Originally, the exchanges were supposed to make QHP enrollee information flow to the QHP issuers automatically, and have the tax credit cash flow from the Internal Revenue Service to the QHP issuers automatically.

Because of all of the technical problems the exchanges have been having, CMS is having the 575 QHP issuers enter information about “effectuated enrollments” on a spreadsheet and return the spreadsheet to CMS as an e-mail attachment.

CMS filed the first paperwork review notice for the spreadsheet — Form CMS-10515 — in December. The agency now has to put a decision to extend use of the spreadsheet through another paperwork review process.

To use the spreadsheet, a worker at the carrier needs to have the carrier’s 5-digit Health Insurance Oversight System identity number and each QHP’s 16-digit HIOS plan ID number.

CMS is warning issuers to be careful about how they fill out the spreadsheet form. The system is supposed to treat blank fields as zero values, for example, but CMS is hoping issuers will take the time to put in zeros, not just leave cells blank. 

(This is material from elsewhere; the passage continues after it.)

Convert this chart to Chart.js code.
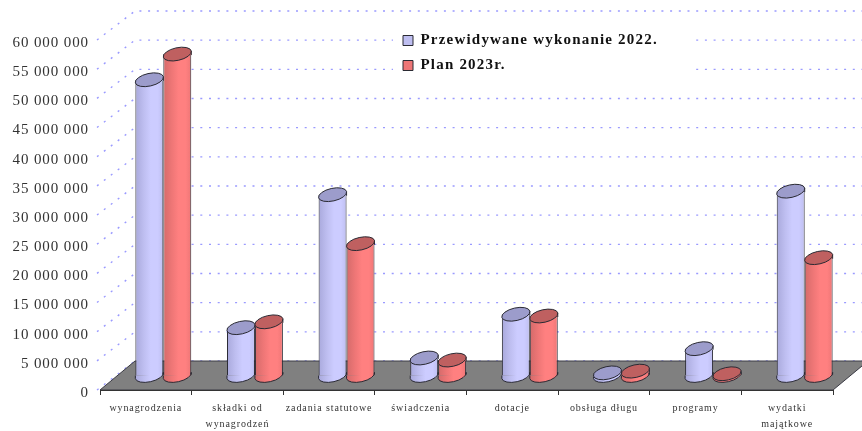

An issuer is supposed to report “total premium amount for effectuated enrollments by QHP ID.”

For an issuer in a state with an HHS-run exchange, the spreadsheet will calculate the issuer’s user fee payment automatically.

CMS and its parent, HHS, have a financial stake in maximizing QHP premium revenue: The HHS exchange user fee will be equal to 3.5 percent of the total QHP premiums collected.